The Best Business Leaders Know The Value of Global Service
Jun 25, 2015 11:00 AM ET

The New Global Citizen

Sending senior executives into emerging markets may not be an obvious way to develop strong leaders, but many top companies are doing just that. Once-marginalized markets in the Global South are quickly becoming critical revenue drivers for corporations. Business leaders with a nuanced understanding of how these markets operate can be the difference between a business’s stagnation and its continued growth. Yet emerging and growth markets can seem opaque to many executives who have spent their careers in more established markets. That’s why travel is so critical—the lessons learned on-the-ground in growth markets can prove vital to understanding consumer needs and demand in the future.

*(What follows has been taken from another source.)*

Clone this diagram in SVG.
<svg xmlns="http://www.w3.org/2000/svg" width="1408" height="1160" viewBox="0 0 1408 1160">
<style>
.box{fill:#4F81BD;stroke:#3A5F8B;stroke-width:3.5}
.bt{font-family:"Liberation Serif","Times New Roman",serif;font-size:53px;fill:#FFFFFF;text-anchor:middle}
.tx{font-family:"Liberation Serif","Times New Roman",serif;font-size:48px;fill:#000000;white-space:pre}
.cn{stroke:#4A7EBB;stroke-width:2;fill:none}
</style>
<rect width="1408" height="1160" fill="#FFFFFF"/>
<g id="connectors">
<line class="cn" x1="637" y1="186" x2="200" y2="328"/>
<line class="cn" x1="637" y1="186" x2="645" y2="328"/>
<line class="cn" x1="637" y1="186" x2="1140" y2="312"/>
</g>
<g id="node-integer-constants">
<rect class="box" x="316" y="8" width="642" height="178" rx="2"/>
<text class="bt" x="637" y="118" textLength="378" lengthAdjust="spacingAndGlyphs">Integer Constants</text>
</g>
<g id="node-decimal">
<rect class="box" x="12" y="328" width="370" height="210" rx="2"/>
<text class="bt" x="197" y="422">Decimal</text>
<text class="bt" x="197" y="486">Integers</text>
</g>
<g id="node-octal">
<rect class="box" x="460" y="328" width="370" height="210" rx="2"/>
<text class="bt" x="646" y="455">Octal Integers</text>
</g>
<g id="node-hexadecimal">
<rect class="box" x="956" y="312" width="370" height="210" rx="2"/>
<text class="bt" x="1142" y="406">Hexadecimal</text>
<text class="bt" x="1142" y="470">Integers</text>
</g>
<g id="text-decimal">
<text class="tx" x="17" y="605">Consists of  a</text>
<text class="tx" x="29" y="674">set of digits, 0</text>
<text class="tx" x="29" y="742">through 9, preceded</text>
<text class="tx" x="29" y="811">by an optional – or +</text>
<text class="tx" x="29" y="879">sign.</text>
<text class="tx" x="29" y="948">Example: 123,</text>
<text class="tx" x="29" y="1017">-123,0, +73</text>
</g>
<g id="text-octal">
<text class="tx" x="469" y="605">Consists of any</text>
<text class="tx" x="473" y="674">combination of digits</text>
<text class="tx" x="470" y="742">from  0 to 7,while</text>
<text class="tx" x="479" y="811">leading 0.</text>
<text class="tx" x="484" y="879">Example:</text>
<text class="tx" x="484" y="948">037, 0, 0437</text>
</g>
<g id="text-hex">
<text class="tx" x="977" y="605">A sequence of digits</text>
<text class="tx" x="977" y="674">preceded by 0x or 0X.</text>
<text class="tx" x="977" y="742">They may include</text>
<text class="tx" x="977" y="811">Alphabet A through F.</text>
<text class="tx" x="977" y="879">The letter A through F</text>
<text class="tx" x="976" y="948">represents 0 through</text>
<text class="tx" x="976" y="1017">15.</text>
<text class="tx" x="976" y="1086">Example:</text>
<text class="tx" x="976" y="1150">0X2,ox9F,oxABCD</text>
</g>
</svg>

Travel abroad has long been recognized as a way for students to expand their horizons. But in the business world, work-related visits often insulates the traveler from their local environment. Executives stay in international business hotels that could just as easily be in Cleveland as in Mumbai. They are transported from their hotels to modern office buildings by private drivers and order hamburgers from room service for dinner. Meanwhile, local consumers are traveling by rickshaw, drinking masala chai from street vendors and confronting marketplace realities a global executive would never see.

According to Bloomberg, the world’s fastest growing economies in 2015 are China, the Philippines, Kenya, India, and Indonesia, all of which forecast annual growth rates higher than five percent1. While it is increasingly possible to hire strong local talent in each of these countries (as it is in most emerging markets around the world), a multinational company still requires leadership that understands the differences between American and foreign markets. Failure to do can come at great cost, as General Motors learned after launching the Chevrolet Nova in Latin America. In Spanish, no va translates as “doesn’t go.” For reasons that would have been obvious to a business leader with an understanding of the local market, the car didn’t sell and was quickly discontinued.